[Source code of charts]
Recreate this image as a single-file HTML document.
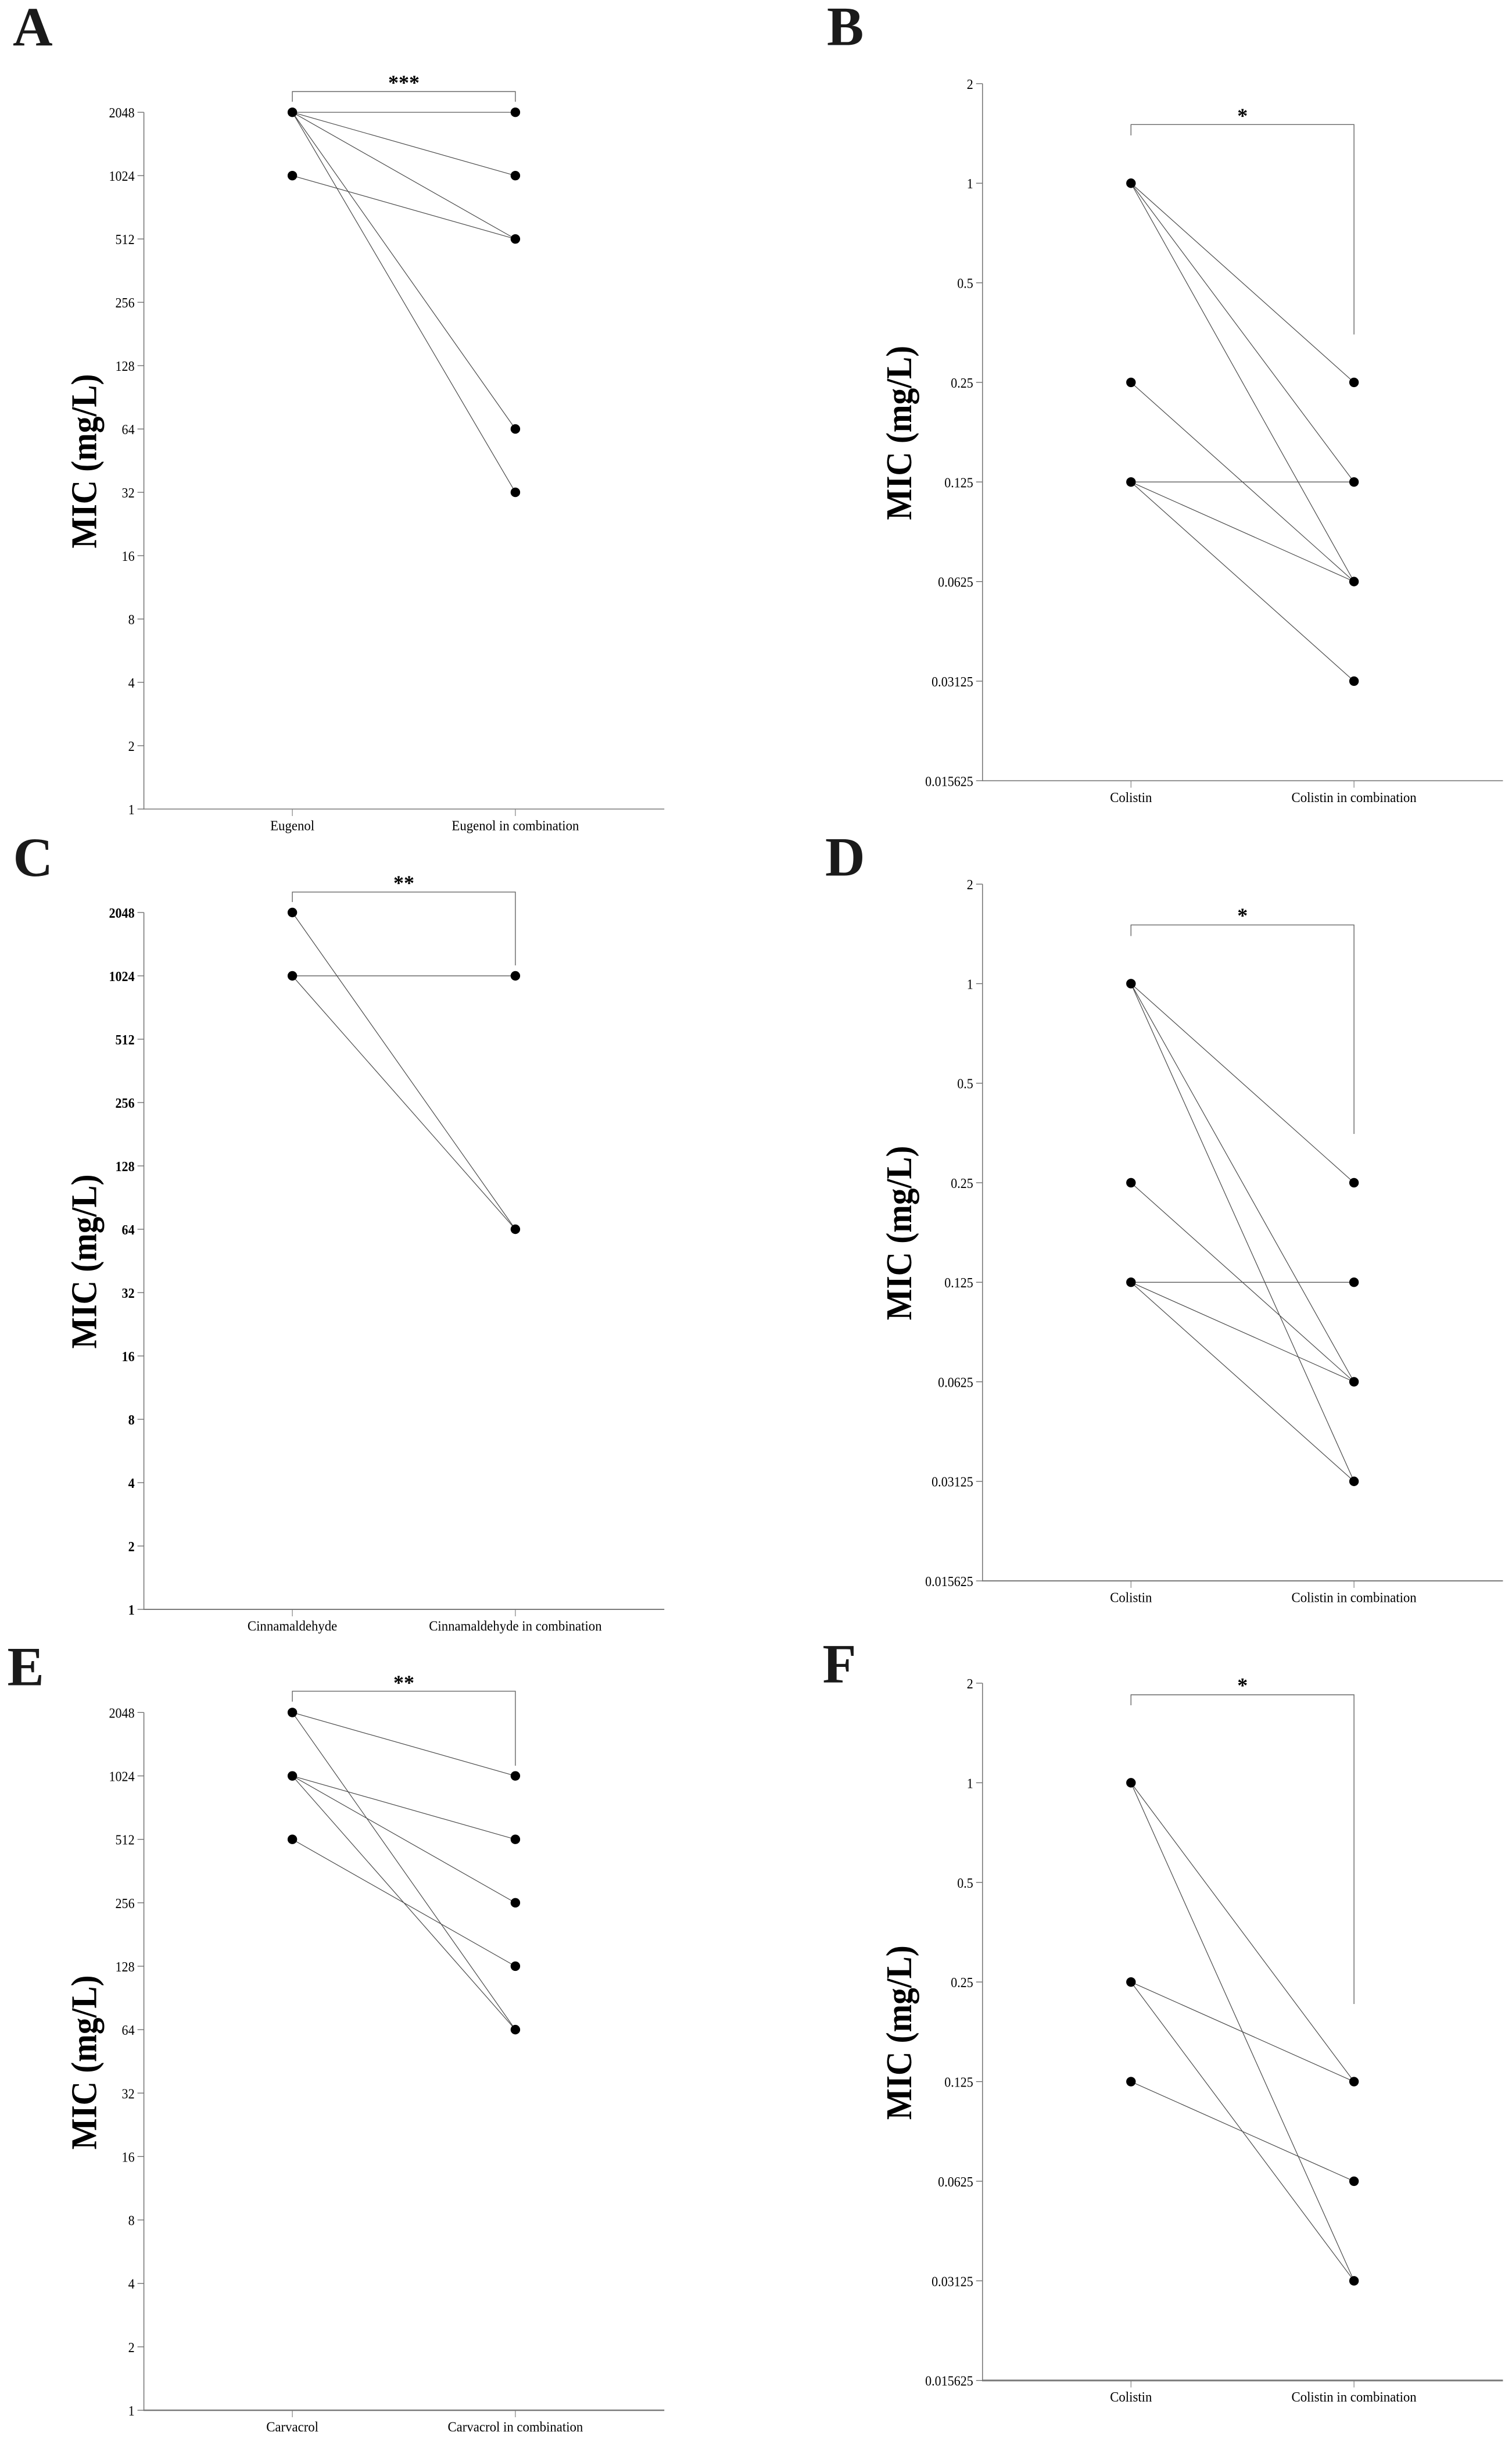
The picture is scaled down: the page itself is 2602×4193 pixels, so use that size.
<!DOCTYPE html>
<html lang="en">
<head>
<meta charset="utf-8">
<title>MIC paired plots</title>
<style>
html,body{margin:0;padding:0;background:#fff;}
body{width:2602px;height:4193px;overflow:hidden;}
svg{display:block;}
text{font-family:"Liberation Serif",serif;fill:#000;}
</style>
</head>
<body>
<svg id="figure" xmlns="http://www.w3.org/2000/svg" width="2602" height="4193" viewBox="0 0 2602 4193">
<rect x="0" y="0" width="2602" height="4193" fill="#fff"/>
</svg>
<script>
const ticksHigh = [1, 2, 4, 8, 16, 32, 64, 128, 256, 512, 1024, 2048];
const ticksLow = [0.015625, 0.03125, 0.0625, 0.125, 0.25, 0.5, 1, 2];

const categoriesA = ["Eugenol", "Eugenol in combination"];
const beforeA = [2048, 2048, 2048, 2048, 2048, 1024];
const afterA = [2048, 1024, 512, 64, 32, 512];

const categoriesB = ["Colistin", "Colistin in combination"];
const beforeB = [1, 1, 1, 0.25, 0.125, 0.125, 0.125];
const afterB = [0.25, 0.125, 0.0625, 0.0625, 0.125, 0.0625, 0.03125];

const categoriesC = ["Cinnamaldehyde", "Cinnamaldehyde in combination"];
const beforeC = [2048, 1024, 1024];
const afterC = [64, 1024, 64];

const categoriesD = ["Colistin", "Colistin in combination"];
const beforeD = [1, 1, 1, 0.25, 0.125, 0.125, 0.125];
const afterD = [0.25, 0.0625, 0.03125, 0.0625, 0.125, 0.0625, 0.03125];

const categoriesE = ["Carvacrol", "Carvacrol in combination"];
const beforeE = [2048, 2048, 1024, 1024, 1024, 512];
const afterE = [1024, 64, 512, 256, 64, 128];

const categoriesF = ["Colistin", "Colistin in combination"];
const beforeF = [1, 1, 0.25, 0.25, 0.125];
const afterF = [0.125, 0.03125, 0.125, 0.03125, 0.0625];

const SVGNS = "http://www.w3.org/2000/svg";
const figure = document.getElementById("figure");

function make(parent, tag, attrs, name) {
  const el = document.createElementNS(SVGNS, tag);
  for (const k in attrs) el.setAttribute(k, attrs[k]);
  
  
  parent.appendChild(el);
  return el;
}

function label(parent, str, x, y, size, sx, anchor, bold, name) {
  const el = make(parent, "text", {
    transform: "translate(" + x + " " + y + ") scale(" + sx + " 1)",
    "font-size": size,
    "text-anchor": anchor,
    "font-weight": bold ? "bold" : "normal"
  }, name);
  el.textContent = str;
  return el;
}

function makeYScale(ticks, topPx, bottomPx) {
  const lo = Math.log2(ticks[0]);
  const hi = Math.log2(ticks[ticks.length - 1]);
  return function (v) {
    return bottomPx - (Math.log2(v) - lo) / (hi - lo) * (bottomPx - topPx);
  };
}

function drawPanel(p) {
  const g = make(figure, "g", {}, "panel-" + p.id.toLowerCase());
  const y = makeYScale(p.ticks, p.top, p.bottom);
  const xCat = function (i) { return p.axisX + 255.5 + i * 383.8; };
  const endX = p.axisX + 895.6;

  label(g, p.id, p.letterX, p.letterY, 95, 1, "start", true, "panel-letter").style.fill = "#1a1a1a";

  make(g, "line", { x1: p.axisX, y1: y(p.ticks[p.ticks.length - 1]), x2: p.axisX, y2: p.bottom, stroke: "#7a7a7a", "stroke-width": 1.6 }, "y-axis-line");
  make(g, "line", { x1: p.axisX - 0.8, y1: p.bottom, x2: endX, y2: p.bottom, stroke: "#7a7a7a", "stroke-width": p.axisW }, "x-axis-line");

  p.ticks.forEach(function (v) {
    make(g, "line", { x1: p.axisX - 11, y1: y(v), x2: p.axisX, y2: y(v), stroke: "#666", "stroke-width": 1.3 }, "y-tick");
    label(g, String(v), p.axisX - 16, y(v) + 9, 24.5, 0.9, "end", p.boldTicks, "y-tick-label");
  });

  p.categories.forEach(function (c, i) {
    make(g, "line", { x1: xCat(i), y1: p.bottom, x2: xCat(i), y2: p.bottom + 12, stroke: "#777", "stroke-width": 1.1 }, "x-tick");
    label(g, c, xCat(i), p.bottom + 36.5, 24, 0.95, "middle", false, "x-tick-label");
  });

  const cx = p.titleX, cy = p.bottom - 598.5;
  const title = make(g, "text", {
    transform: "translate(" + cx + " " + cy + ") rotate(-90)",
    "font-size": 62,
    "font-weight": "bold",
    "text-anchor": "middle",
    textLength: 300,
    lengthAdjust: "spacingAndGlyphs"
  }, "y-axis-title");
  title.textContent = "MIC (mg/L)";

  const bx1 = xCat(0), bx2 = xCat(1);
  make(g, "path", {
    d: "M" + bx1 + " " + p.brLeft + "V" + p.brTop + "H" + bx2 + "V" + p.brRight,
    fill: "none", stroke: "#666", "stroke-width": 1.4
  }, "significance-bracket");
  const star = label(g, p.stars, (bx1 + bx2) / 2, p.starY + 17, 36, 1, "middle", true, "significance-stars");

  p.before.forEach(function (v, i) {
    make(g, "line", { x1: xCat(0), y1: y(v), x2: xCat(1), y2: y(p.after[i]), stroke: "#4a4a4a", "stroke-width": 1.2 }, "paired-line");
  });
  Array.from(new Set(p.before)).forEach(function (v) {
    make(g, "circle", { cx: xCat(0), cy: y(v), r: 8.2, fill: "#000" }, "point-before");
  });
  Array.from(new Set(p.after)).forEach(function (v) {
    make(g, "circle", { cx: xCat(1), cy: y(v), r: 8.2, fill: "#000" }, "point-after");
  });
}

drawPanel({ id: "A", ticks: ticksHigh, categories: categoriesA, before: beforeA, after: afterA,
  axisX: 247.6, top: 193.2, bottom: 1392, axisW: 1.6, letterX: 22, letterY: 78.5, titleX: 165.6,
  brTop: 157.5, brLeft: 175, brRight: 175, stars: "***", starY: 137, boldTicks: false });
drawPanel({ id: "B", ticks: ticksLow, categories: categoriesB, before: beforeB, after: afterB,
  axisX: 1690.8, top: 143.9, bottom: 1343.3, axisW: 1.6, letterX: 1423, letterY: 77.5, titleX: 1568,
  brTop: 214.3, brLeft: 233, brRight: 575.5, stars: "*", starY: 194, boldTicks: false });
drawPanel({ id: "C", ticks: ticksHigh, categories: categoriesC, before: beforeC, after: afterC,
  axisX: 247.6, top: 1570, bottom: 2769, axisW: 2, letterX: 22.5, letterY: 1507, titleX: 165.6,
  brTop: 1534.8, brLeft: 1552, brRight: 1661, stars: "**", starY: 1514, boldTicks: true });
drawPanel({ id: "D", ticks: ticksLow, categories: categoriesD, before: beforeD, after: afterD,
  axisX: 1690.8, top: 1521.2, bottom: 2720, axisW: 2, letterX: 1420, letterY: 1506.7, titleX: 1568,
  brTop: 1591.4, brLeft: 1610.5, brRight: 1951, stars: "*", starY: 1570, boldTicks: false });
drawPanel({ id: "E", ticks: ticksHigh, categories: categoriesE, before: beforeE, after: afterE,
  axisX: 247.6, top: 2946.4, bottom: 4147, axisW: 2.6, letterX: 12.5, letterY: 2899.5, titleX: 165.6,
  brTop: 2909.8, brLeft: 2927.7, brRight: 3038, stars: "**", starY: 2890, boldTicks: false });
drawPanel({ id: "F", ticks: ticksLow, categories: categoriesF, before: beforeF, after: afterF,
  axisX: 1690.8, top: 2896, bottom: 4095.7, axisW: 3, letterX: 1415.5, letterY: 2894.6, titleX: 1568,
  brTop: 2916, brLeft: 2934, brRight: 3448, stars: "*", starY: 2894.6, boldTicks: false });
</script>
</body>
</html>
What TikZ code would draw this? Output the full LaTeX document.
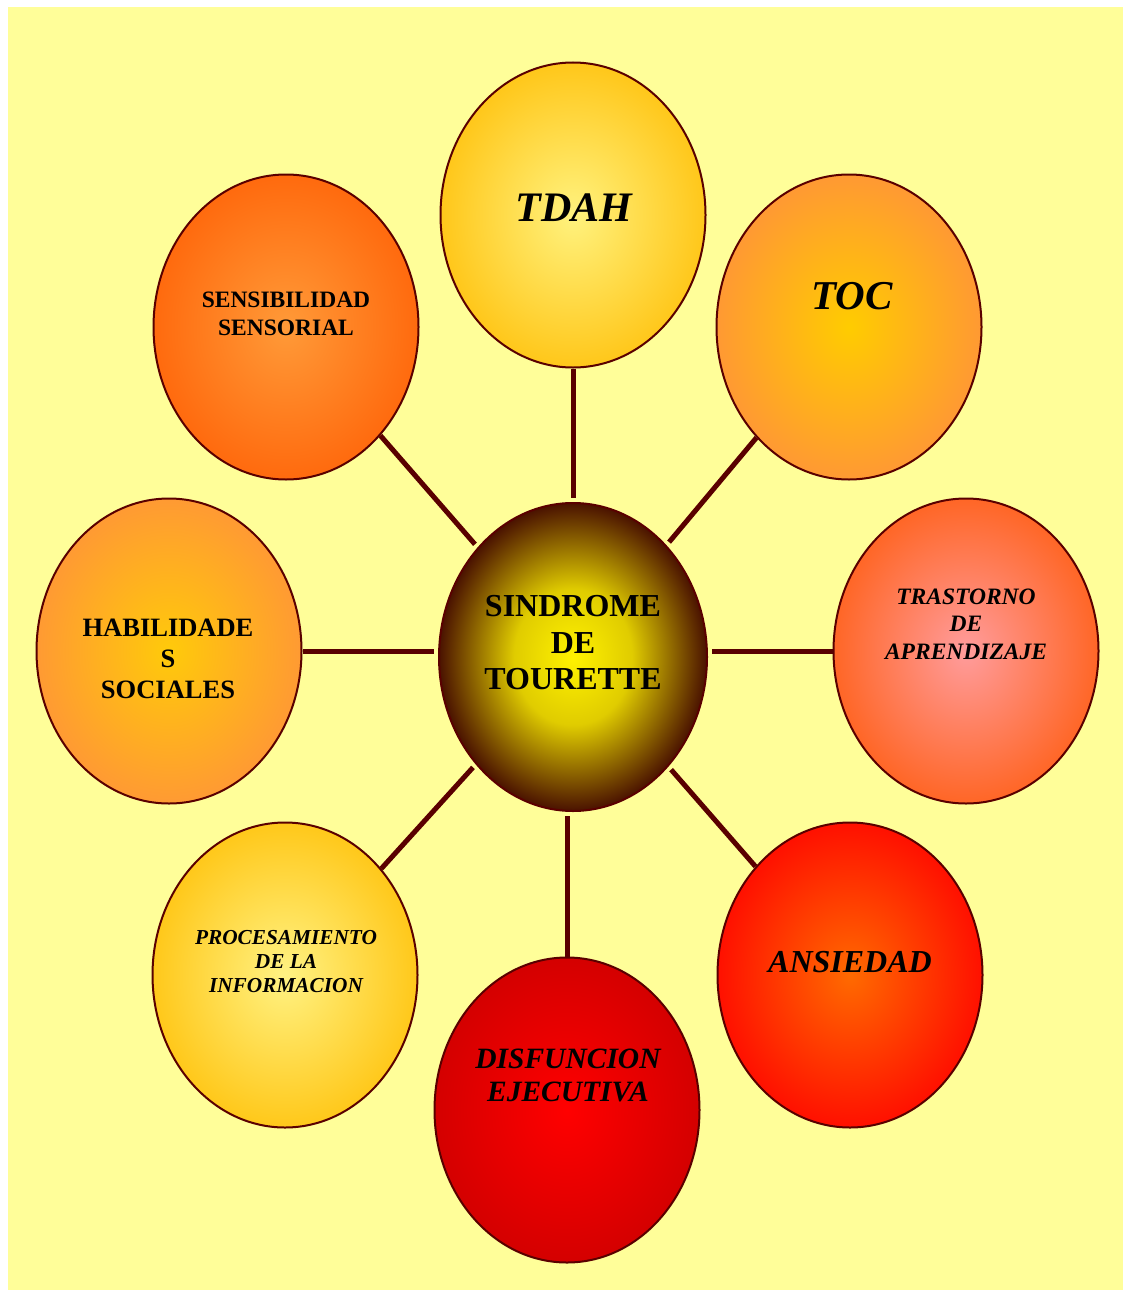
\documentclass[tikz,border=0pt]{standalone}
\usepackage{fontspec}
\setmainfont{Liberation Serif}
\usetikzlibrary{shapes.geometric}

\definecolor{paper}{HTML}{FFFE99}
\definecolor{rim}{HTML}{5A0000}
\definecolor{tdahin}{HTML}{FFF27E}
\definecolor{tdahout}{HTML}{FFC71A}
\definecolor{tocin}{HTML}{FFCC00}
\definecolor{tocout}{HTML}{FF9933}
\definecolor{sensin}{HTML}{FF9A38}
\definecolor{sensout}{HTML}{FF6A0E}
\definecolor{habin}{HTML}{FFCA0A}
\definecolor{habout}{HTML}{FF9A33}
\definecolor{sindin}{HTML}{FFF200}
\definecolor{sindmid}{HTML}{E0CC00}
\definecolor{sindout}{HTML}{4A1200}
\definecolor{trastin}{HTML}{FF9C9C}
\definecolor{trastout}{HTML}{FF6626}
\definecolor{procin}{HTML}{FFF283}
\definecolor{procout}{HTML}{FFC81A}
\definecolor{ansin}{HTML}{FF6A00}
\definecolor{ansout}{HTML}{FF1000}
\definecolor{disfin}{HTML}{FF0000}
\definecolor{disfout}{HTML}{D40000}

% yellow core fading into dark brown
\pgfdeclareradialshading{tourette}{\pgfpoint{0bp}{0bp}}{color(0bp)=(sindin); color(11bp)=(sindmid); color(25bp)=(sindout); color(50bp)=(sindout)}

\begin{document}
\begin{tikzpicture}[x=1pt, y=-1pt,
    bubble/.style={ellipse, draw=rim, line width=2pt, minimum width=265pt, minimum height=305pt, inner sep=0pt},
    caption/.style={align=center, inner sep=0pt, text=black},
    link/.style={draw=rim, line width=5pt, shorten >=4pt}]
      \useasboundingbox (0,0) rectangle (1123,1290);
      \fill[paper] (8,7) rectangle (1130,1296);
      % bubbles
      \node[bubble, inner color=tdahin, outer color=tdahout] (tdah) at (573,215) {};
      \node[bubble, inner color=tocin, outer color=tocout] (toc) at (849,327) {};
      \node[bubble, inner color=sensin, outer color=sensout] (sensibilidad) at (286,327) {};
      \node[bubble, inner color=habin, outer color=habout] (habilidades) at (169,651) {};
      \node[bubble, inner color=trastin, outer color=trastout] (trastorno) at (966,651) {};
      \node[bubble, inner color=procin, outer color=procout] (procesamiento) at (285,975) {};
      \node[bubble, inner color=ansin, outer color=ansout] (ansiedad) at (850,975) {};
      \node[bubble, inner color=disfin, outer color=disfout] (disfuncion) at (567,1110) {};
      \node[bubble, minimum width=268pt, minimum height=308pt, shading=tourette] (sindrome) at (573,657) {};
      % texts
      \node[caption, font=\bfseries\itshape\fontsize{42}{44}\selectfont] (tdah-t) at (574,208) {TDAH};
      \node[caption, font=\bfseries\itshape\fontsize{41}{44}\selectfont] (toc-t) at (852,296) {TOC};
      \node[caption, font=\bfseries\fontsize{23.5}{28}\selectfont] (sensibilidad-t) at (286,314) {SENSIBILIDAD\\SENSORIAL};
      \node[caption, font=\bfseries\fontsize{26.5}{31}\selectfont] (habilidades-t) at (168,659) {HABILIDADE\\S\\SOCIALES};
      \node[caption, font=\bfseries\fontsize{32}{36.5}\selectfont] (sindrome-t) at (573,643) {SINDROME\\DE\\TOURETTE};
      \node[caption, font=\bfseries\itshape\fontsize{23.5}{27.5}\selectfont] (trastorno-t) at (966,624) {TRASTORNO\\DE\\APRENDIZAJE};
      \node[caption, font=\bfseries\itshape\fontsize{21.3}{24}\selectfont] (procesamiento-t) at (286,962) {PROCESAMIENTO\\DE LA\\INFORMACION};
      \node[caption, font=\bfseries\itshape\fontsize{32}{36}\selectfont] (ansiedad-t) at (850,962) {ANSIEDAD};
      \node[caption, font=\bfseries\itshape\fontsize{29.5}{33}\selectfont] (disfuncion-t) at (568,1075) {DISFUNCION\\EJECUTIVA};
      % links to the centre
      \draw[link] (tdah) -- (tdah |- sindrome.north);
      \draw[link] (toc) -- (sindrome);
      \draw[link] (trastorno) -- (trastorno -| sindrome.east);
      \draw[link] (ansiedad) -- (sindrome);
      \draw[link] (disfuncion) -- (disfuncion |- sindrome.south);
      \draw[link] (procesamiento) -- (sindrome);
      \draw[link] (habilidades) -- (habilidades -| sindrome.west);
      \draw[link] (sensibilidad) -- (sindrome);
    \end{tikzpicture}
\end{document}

### REQUEST
Make an exact copy of the lines from the top of the material through the line with "0.25, 0.5, 1, 2];", pictures excluded.

### THE SOLUTION
Recreate this image as a single-file HTML document.
The picture is scaled down: the page itself is 2602×4193 pixels, so use that size.
<!DOCTYPE html>
<html lang="en">
<head>
<meta charset="utf-8">
<title>MIC paired plots</title>
<style>
html,body{margin:0;padding:0;background:#fff;}
body{width:2602px;height:4193px;overflow:hidden;}
svg{display:block;}
text{font-family:"Liberation Serif",serif;fill:#000;}
</style>
</head>
<body>
<svg id="figure" xmlns="http://www.w3.org/2000/svg" width="2602" height="4193" viewBox="0 0 2602 4193">
<rect x="0" y="0" width="2602" height="4193" fill="#fff"/>
</svg>
<script>
const ticksHigh = [1, 2, 4, 8, 16, 32, 64, 128, 256, 512, 1024, 2048];
const ticksLow = [0.015625, 0.03125, 0.0625, 0.125, 0.25, 0.5, 1, 2];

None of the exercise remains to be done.